● **INSTRUCTIONS FOR THE TASK**
Whenever a line below holds the word "this", copy that line.

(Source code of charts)
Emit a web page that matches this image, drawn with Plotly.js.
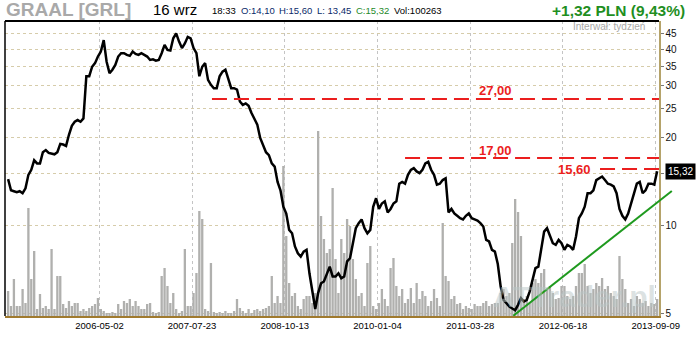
<!DOCTYPE html>
<html><head><meta charset="utf-8">
<script src="https://cdn.plot.ly/plotly-3.0.1.min.js"></script>
<style>html,body{margin:0;padding:0;background:#fff}#chart{width:700px;height:340px}</style>
</head><body><div id="chart"></div>
<script>
// weekly chart, sampled every two weeks
const firstWeek = '2005-02-14';
const stepDays = 14;
const closePrice = [
14.4,13.2,13.1,13.0,13.1,12.9,13.4,14.9,15.5,16.7,16.3,16.3,17.8,18.1,17.7,17.6,17.5,17.8,19.0,18.9,
18.7,20.4,21.9,22.6,22.9,22.6,23.2,32.3,32.3,34.8,35.8,37.7,39.2,42.9,36.2,33.1,34.0,35.3,37.7,38.7,
38.7,38.2,37.9,39.2,38.5,38.2,38.7,38.2,37.7,36.7,36.9,36.5,36.7,38.7,41.3,39.7,39.5,43.5,45.2,42.4,
40.3,41.8,44.0,43.5,40.3,38.7,32.3,34.8,35.8,31.4,30.2,29.4,29.4,32.3,33.5,34.0,31.4,29.4,29.4,29.1,
26.5,25.8,26.1,25.6,24.2,23.2,22.1,19.9,18.9,17.8,17.4,16.3,15.9,14.1,13.2,11.6,11.0,9.67,9.42,8.49,
8.05,7.84,8.16,8.27,6.88,5.89,5.2,5.89,6.36,6.45,6.88,7.25,6.71,6.71,6.88,6.62,6.71,7.55,7.74,8.71,
9.80,10.2,10.5,9.80,9.42,9.67,11.6,12.4,11.4,11.9,12.1,11.1,11.4,11.9,12.1,13.9,14.1,13.9,14.9,15.5,
15.7,15.3,15.1,15.5,16.3,16.5,15.5,14.9,13.8,13.9,14.3,14.5,11.1,11.4,11.0,10.8,10.6,10.5,10.8,11.0,
10.6,10.5,10.4,10.2,9.93,8.94,8.83,8.27,8.16,7.4,6.20,5.58,5.44,5.30,5.22,5.15,5.37,5.66,5.51,5.58,
5.96,6.62,7.16,7.25,8.27,9.54,9.80,9.18,8.71,8.60,8.94,8.71,8.27,8.60,8.49,8.27,9.18,10.6,11.0,11.6,
12.9,12.9,13.2,14.3,14.5,14.7,14.3,13.9,13.8,13.6,12.9,11.4,10.8,10.5,11.0,11.9,12.7,13.9,14.1,12.9,
13.2,13.9,13.9,13.8,15.32];
// volume, thousands of shares
const volume = [
25,10,37,10,10,27,13,108,37,65,7,22,8,10,7,67,7,40,40,12,8,15,10,13,13,5,7,5,8,10,
12,18,7,5,3,3,4,3,12,7,15,13,17,10,15,10,7,7,12,13,4,3,4,40,48,30,13,
23,7,3,5,67,10,10,23,43,105,97,7,5,53,4,3,4,3,5,3,3,5,17,8,5,3,7,3,6,7,5,7,8,10,
40,13,20,13,150,80,33,20,23,10,7,17,20,20,13,23,185,100,77,63,67,128,
57,23,77,63,97,90,57,37,20,23,10,53,70,10,7,13,27,17,10,48,58,30,20,27,13,17,28,13,33,17,
25,20,10,15,27,18,10,93,40,35,17,20,12,13,7,10,8,7,12,10,10,13,15,10,12,13,
13,23,27,20,23,73,117,104,80,17,20,13,33,37,33,43,47,27,30,23,17,18,30,30,20,17,20,30,43,43,
52,30,23,27,33,30,38,27,30,23,20,17,60,37,27,13,17,10,20,17,13,15,10,13,12,17];
const tickDates = ['2006-05-02','2007-07-23','2008-10-13','2010-01-04','2011-03-28','2012-06-18','2013-09-09'];
const priceTicks = [5,10,15,20,25,30,35,40,45];
const priceTickText = ['5','10','','20','25','30','35','40','45'];
const levels = [27.00, 17.00, 15.60];
const levelStart = ['2007-10-27','2010-05-17','2012-12-14'];
const levelLabels = ['27,00','17,00','15,60'];
const trendDates = ['2011-10-22','2013-11-26'];
const trendPrices = [4.93, 13.13];
const lastClose = 15.32;
const xRange = ['2005-01-30','2013-09-25'];

const t0 = Date.parse(firstWeek);
const dates = closePrice.map((_, k) => new Date(t0 + k*stepDays*864e5).toISOString().slice(0,10));
const toPaperX = d => (Date.parse(d)-Date.parse(xRange[0]))/(Date.parse(xRange[1])-Date.parse(xRange[0]));

const red = 'rgb(235,30,30)';
const traces = [
  {type:'bar', x:dates, y:volume, yaxis:'y', marker:{color:'#b0b0ae', line:{width:0}}, hoverinfo:'skip'},
  {type:'scatter', mode:'lines', x:dates, y:closePrice, yaxis:'y2', line:{color:'#000', width:2.5}}
];
levels.forEach((v,i)=>{
  traces.push({type:'scatter', mode:'lines', x:[levelStart[i], xRange[1]], y:[v,v], yaxis:'y2',
    line:{color:red, width:2, dash:'15px,7px'}, hoverinfo:'skip'});
});

const font = 'Liberation Sans, Arial, sans-serif';
const ann = [
  {xref:'paper', yref:'paper', x:-0.002, y:1.038, xanchor:'left', yanchor:'middle', text:'<b>GRAAL [GRL]</b>', showarrow:false, font:{family:font, size:19, color:'#a9a9a9'}},
  {xref:'paper', yref:'paper', x:0.224, y:1.04, xanchor:'left', yanchor:'middle', text:'16 wrz', showarrow:false, font:{family:font, size:15, color:'#000'}},
  {xref:'paper', yref:'paper', x:0.313, y:1.034, xanchor:'left', yanchor:'middle', text:'18:33', showarrow:false, font:{family:font, size:9.5, color:'#000'}},
  {xref:'paper', yref:'paper', x:0.358, y:1.034, xanchor:'left', yanchor:'middle', text:'O:14,10', showarrow:false, font:{family:font, size:9.5, color:'#0a2a6a'}},
  {xref:'paper', yref:'paper', x:0.416, y:1.034, xanchor:'left', yanchor:'middle', text:'H:15,60', showarrow:false, font:{family:font, size:9.5, color:'#0a2a6a'}},
  {xref:'paper', yref:'paper', x:0.474, y:1.034, xanchor:'left', yanchor:'middle', text:'L: 13,45', showarrow:false, font:{family:font, size:9.5, color:'#0a2a6a'}},
  {xref:'paper', yref:'paper', x:0.534, y:1.034, xanchor:'left', yanchor:'middle', text:'C:15,32', showarrow:false, font:{family:font, size:9.5, color:'#1d8a2a'}},
  {xref:'paper', yref:'paper', x:0.592, y:1.034, xanchor:'left', yanchor:'middle', text:'Vol:100263', showarrow:false, font:{family:font, size:9.5, color:'#000'}},
  {xref:'paper', yref:'paper', x:1.043, y:1.037, xanchor:'right', yanchor:'middle', text:'<b>+1,32 PLN (9,43%)</b>', showarrow:false, font:{family:font, size:15.5, color:'#1f8f1f'}},
  {xref:'paper', yref:'paper', x:0.982, y:0.982, xanchor:'right', yanchor:'middle', text:'Interwał: tydzień', showarrow:false, font:{family:font, size:10, color:'#a8a8a8'}},
  {xref:'paper', yref:'paper', x:0.999, y:0.005, xanchor:'right', yanchor:'bottom', text:'<b>ATTrader.pl</b>', showarrow:false, font:{family:font, size:30, color:'rgba(185,198,198,0.5)'}},
  {xref:'paper', yref:'y2', x:1.009, y:Math.log10(lastClose), xanchor:'left', yanchor:'middle', text:'15,32', showarrow:false, bgcolor:'#000', borderpad:2, font:{family:font, size:10, color:'#fff'}},
  {xref:'x', yref:'y2', x:'2011-07-26', y:Math.log10(levels[0]), yshift:9, xanchor:'center', yanchor:'middle', text:'<b>'+levelLabels[0]+'</b>', showarrow:false, font:{family:font, size:13, color:red}},
  {xref:'x', yref:'y2', x:'2011-07-26', y:Math.log10(levels[1]), yshift:8, xanchor:'center', yanchor:'middle', text:'<b>'+levelLabels[1]+'</b>', showarrow:false, font:{family:font, size:13, color:red}},
  {xref:'x', yref:'y2', x:levelStart[2], y:Math.log10(levels[2]), yshift:-1, xshift:-7, xanchor:'right', yanchor:'middle', text:'<b>'+levelLabels[2]+'</b>', showarrow:false, font:{family:font, size:13, color:red}}
];

const layout = {
  width:700, height:340,
  margin:{l:5, r:41, t:21, b:24},
  paper_bgcolor:'#fff', plot_bgcolor:'#fff',
  showlegend:false, bargap:0.2,
  font:{family:font, size:10, color:'#000'},
  xaxis:{type:'date', range:xRange, tickvals:tickDates, ticktext:tickDates, showgrid:true,
    gridcolor:'#c4c4c4', griddash:'dot', gridwidth:1, showline:true, linecolor:'#a07a2e', linewidth:1.5,
    ticks:'', zeroline:false, tickfont:{family:font, size:9.5, color:'#000'}, fixedrange:true},
  yaxis:{range:[0,295], visible:false, showgrid:false, zeroline:false, fixedrange:true},
  yaxis2:{type:'log', overlaying:'y', side:'right', range:[0.692,1.6975], tickvals:priceTicks, ticktext:priceTickText,
    showgrid:true, gridcolor:'#d6ccaa', griddash:'dot', gridwidth:1, showline:true, linecolor:'#b5a36a', linewidth:1.5,
    ticks:'outside', ticklen:3, tickcolor:'#777', tickfont:{family:font, size:10, color:'#111'}, zeroline:false, fixedrange:true},
  shapes:[
    {type:'line', xref:'paper', yref:'paper', x0:0, x1:1, y0:1, y1:1, line:{color:'#000', width:2}},
    {type:'line', xref:'paper', yref:'paper', x0:0, x1:0, y0:0, y1:1, line:{color:'#000', width:1.5}},
    {type:'line', xref:'paper', yref:'y2', x0:toPaperX(trendDates[0]), x1:toPaperX(trendDates[1]),
      y0:trendPrices[0], y1:trendPrices[1], line:{color:'#1e9a1e', width:2}}
  ],
  annotations:ann
};
Plotly.newPlot('chart', traces, layout, {displayModeBar:false, staticPlot:true});
</script></body></html>
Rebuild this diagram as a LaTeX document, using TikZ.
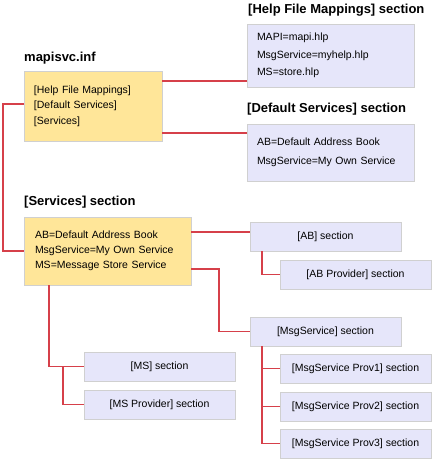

● **REPLY TO THE EXERCISE**
Emit a web page that matches this image, drawn with Plotly.js.
Rebuild this diagram as a LaTeX document, using TikZ.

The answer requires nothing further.